## Written instruction
Retype only what runs from the first line of the records to the line with "ax = fig.add_axes([188", inclusive, and no pictures.

## Provided information
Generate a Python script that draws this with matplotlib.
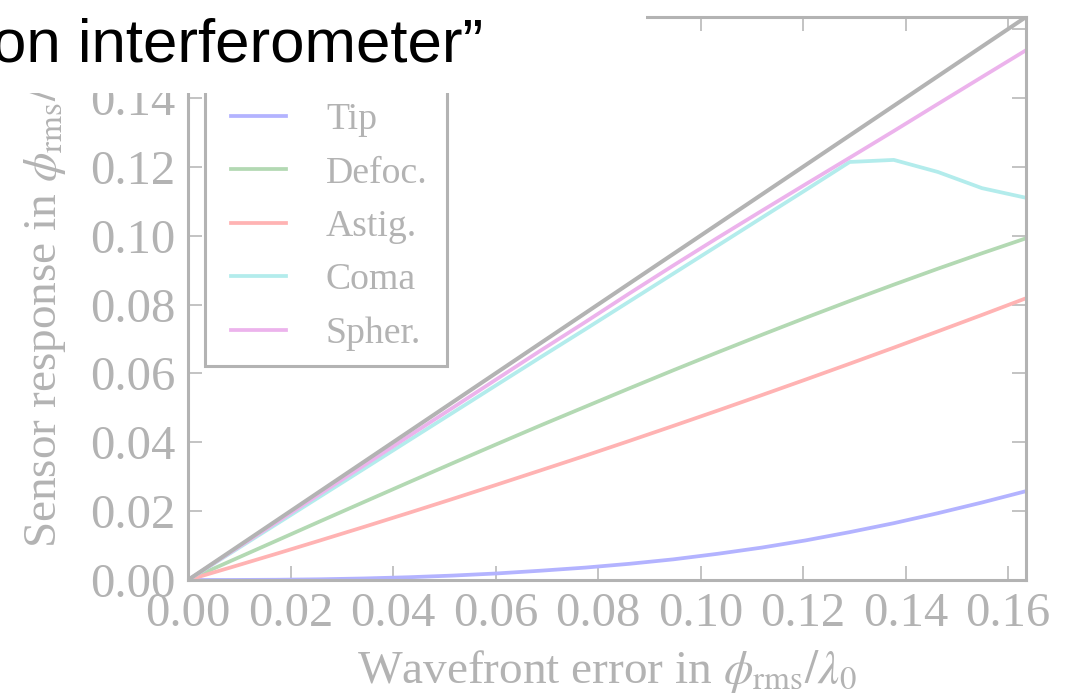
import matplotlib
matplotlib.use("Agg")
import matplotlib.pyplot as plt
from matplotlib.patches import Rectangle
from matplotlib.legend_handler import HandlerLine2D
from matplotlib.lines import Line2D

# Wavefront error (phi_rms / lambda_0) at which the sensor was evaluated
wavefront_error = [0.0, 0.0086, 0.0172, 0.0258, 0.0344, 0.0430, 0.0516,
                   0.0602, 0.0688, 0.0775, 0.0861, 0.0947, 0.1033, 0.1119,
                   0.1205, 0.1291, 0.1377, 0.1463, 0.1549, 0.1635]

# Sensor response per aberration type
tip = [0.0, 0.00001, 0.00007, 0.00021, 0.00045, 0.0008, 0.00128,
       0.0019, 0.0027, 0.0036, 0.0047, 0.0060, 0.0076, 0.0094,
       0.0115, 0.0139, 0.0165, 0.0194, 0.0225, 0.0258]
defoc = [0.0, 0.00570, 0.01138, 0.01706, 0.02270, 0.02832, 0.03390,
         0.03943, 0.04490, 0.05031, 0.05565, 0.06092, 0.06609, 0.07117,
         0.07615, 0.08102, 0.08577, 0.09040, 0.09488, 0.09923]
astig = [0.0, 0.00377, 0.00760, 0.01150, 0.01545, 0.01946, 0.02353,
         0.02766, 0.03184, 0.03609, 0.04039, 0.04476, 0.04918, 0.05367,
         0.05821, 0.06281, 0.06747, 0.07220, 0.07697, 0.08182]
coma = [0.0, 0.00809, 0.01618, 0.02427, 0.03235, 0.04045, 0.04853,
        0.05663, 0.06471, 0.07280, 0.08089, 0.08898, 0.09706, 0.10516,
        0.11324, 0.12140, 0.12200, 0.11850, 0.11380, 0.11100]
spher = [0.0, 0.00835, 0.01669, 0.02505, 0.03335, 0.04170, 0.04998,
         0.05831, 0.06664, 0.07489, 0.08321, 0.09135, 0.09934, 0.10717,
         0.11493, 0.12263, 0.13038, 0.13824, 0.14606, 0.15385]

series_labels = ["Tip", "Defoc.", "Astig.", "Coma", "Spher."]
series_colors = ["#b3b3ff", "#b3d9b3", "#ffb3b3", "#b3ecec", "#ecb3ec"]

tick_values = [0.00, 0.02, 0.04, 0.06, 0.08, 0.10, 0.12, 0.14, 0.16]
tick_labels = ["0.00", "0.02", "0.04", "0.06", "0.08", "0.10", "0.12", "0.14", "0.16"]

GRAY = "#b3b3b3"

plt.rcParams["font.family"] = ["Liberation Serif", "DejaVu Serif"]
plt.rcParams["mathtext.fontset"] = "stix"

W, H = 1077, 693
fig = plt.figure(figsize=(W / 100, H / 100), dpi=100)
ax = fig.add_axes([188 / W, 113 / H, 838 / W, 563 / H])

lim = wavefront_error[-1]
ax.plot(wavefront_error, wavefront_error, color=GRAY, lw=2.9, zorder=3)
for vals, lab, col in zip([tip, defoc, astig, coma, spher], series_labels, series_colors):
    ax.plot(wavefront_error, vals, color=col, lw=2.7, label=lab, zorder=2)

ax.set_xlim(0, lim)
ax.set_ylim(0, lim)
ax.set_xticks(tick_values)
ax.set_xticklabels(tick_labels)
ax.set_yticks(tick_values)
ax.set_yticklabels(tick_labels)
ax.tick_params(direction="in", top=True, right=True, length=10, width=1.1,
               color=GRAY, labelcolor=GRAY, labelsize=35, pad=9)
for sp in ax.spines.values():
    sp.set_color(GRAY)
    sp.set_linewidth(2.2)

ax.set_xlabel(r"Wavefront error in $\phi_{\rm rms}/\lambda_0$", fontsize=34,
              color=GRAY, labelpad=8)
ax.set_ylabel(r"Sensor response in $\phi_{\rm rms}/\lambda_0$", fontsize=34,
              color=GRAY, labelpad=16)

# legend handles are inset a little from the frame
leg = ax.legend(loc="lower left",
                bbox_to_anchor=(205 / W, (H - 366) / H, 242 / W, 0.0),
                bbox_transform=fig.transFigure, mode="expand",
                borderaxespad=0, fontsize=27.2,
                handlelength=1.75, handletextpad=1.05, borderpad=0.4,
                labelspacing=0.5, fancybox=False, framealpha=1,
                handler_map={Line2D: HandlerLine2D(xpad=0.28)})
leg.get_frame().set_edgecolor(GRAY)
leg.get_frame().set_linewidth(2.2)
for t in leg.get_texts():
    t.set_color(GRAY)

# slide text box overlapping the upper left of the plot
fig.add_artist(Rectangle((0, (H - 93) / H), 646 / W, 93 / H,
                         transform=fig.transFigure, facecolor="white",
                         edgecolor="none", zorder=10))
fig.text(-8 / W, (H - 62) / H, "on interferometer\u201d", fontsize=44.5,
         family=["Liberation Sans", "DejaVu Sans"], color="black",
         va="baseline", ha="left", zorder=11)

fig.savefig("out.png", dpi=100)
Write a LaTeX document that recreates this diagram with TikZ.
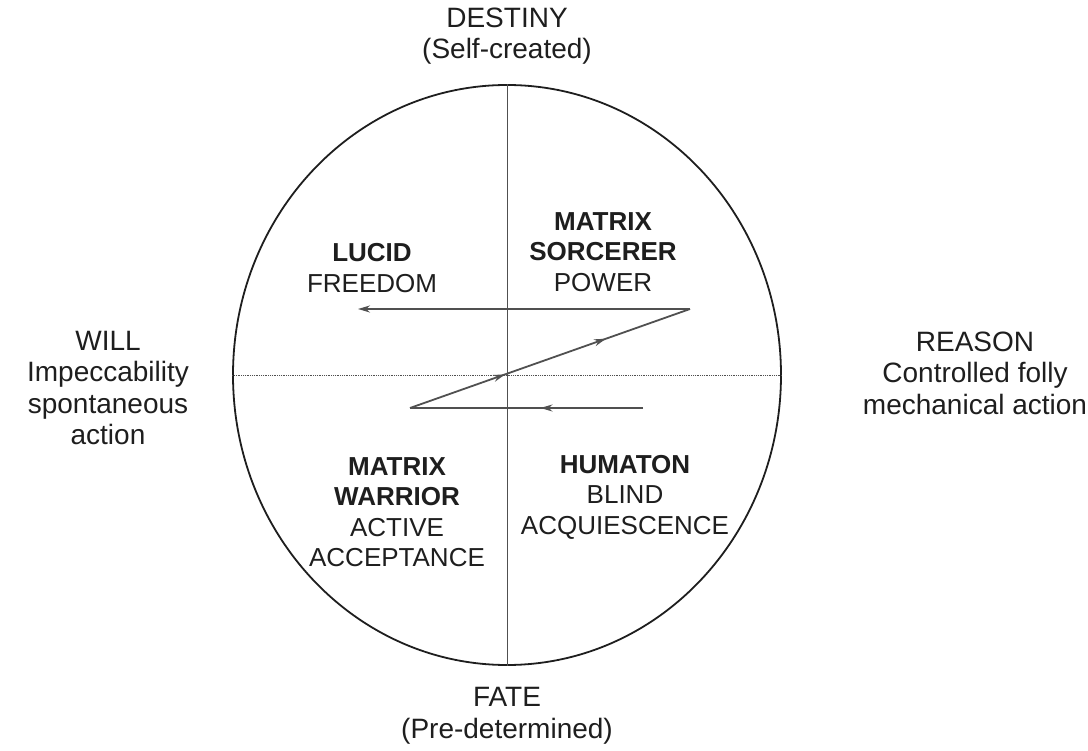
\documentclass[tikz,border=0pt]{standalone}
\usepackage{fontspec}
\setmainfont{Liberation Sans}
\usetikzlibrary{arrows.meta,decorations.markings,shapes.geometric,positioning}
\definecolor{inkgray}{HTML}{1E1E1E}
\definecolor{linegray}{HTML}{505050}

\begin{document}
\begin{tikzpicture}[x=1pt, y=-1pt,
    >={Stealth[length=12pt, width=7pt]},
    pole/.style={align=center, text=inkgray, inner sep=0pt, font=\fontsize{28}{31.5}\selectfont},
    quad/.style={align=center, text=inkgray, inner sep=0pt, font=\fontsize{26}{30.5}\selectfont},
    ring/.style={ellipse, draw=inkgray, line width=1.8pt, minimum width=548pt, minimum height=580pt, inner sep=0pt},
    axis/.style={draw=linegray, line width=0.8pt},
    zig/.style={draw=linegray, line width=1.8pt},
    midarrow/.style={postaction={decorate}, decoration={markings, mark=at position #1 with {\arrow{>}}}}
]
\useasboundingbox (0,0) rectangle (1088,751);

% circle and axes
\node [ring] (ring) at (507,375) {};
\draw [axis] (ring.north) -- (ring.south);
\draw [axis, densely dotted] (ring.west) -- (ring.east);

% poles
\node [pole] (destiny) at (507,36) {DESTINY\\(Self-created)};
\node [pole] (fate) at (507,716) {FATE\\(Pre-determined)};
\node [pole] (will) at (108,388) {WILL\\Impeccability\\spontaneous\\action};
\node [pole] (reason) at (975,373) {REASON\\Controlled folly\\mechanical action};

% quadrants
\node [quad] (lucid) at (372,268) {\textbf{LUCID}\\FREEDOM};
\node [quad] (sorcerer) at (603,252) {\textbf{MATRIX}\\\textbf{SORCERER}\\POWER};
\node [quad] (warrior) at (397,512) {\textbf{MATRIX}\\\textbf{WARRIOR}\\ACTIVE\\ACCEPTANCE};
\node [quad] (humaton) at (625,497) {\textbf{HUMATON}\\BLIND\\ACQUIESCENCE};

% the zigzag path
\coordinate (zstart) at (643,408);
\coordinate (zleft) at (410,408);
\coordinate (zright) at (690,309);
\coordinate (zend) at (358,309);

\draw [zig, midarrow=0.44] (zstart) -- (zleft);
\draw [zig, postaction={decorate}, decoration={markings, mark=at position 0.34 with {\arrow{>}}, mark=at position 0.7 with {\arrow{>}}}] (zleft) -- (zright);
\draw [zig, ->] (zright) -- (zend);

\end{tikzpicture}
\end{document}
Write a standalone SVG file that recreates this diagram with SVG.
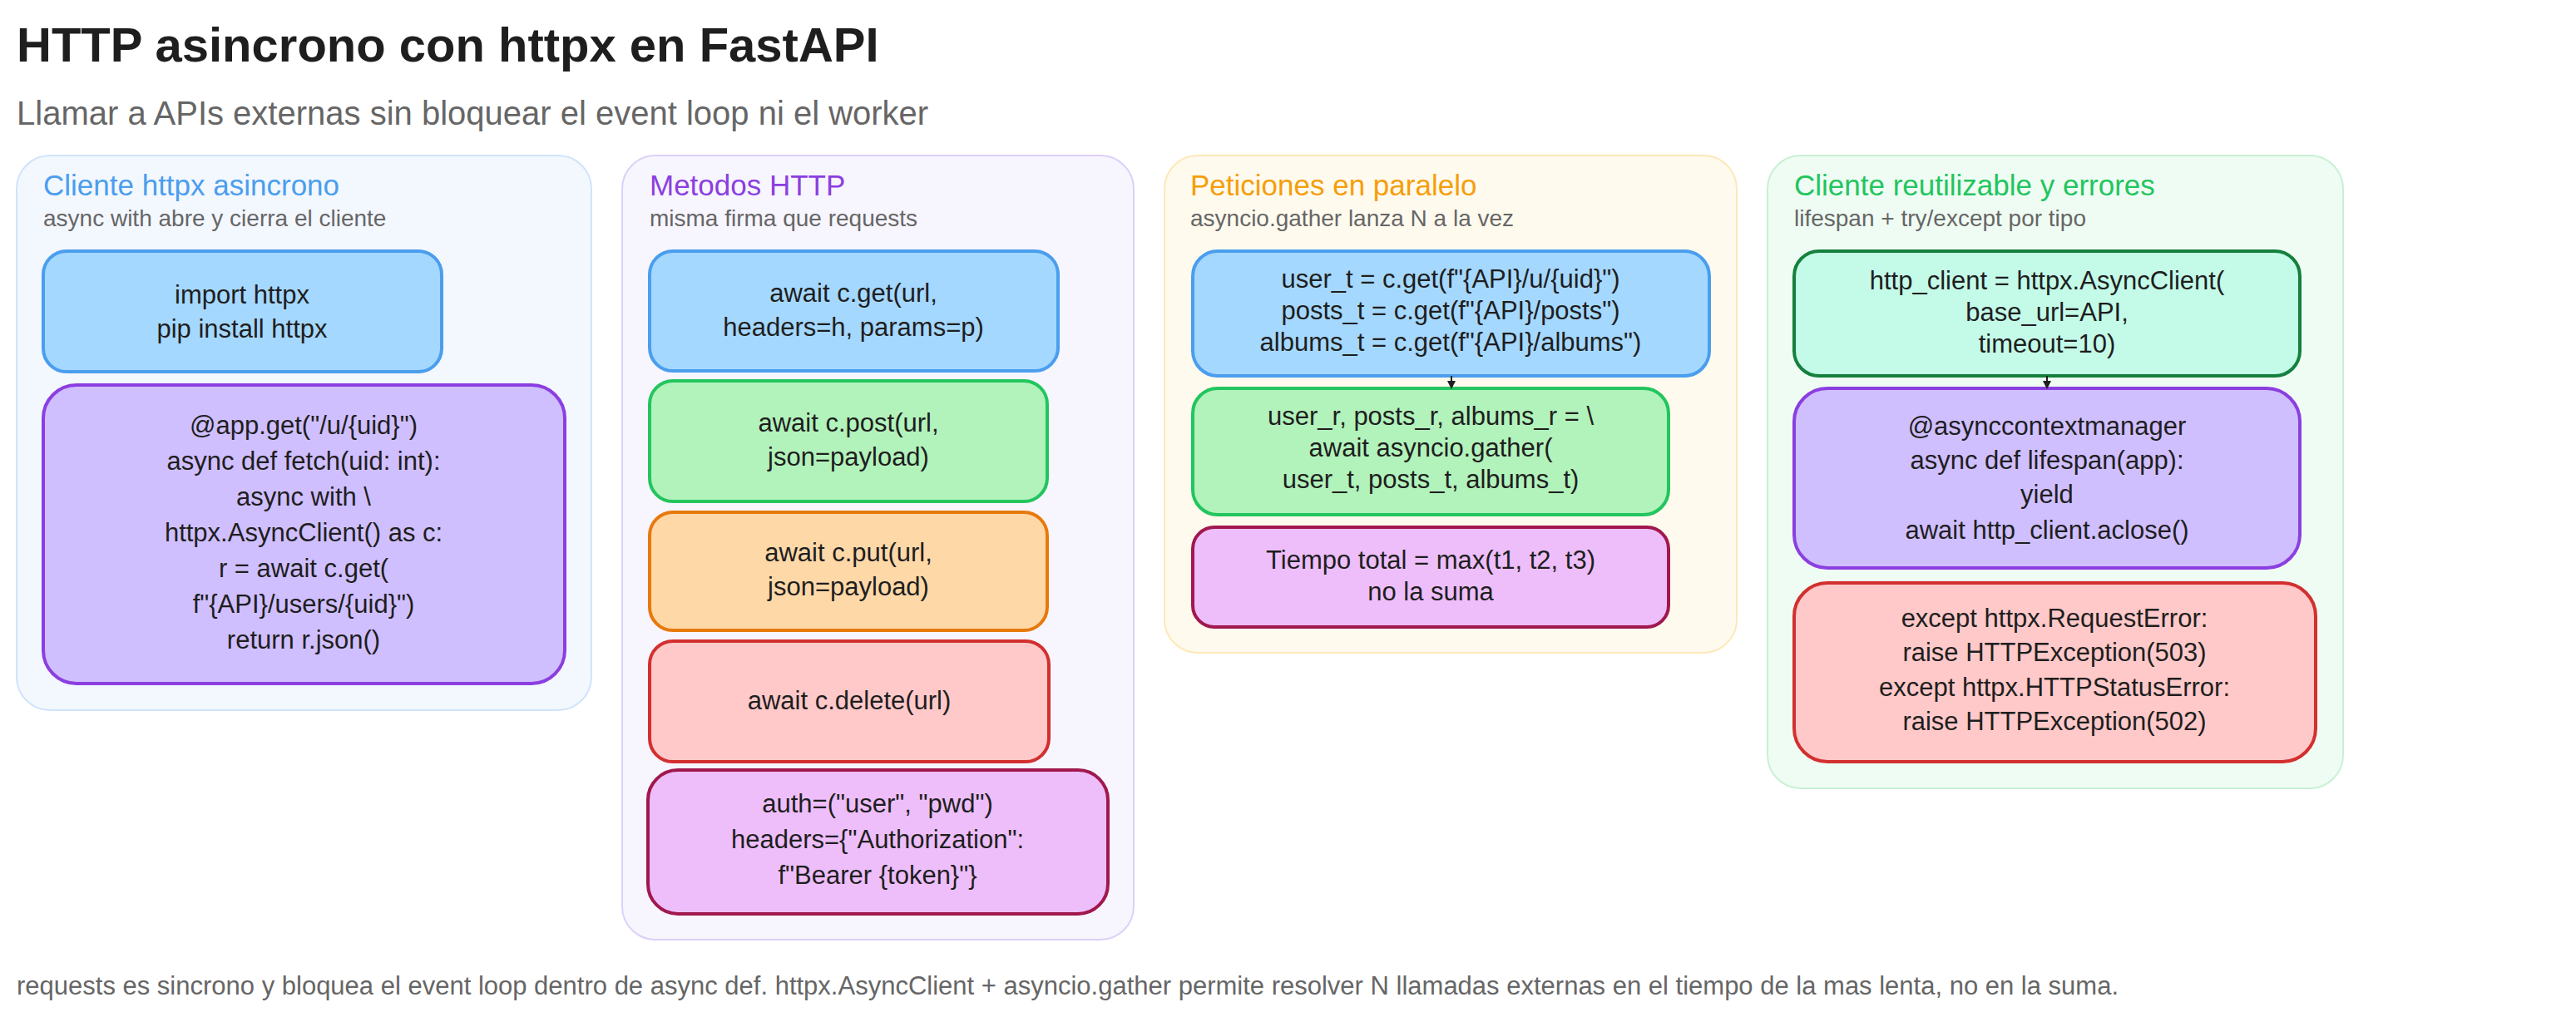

## Problem solution
Generate a Python script that draws this with matplotlib.
import matplotlib
matplotlib.use("Agg")
import matplotlib.pyplot as plt
from matplotlib.patches import Rectangle
from matplotlib.legend_handler import HandlerLine2D
from matplotlib.lines import Line2D

# Wavefront error (phi_rms / lambda_0) at which the sensor was evaluated
wavefront_error = [0.0, 0.0086, 0.0172, 0.0258, 0.0344, 0.0430, 0.0516,
                   0.0602, 0.0688, 0.0775, 0.0861, 0.0947, 0.1033, 0.1119,
                   0.1205, 0.1291, 0.1377, 0.1463, 0.1549, 0.1635]

# Sensor response per aberration type
tip = [0.0, 0.00001, 0.00007, 0.00021, 0.00045, 0.0008, 0.00128,
       0.0019, 0.0027, 0.0036, 0.0047, 0.0060, 0.0076, 0.0094,
       0.0115, 0.0139, 0.0165, 0.0194, 0.0225, 0.0258]
defoc = [0.0, 0.00570, 0.01138, 0.01706, 0.02270, 0.02832, 0.03390,
         0.03943, 0.04490, 0.05031, 0.05565, 0.06092, 0.06609, 0.07117,
         0.07615, 0.08102, 0.08577, 0.09040, 0.09488, 0.09923]
astig = [0.0, 0.00377, 0.00760, 0.01150, 0.01545, 0.01946, 0.02353,
         0.02766, 0.03184, 0.03609, 0.04039, 0.04476, 0.04918, 0.05367,
         0.05821, 0.06281, 0.06747, 0.07220, 0.07697, 0.08182]
coma = [0.0, 0.00809, 0.01618, 0.02427, 0.03235, 0.04045, 0.04853,
        0.05663, 0.06471, 0.07280, 0.08089, 0.08898, 0.09706, 0.10516,
        0.11324, 0.12140, 0.12200, 0.11850, 0.11380, 0.11100]
spher = [0.0, 0.00835, 0.01669, 0.02505, 0.03335, 0.04170, 0.04998,
         0.05831, 0.06664, 0.07489, 0.08321, 0.09135, 0.09934, 0.10717,
         0.11493, 0.12263, 0.13038, 0.13824, 0.14606, 0.15385]

series_labels = ["Tip", "Defoc.", "Astig.", "Coma", "Spher."]
series_colors = ["#b3b3ff", "#b3d9b3", "#ffb3b3", "#b3ecec", "#ecb3ec"]

tick_values = [0.00, 0.02, 0.04, 0.06, 0.08, 0.10, 0.12, 0.14, 0.16]
tick_labels = ["0.00", "0.02", "0.04", "0.06", "0.08", "0.10", "0.12", "0.14", "0.16"]

GRAY = "#b3b3b3"

plt.rcParams["font.family"] = ["Liberation Serif", "DejaVu Serif"]
plt.rcParams["mathtext.fontset"] = "stix"

W, H = 1077, 693
fig = plt.figure(figsize=(W / 100, H / 100), dpi=100)
ax = fig.add_axes([188 / W, 113 / H, 838 / W, 563 / H])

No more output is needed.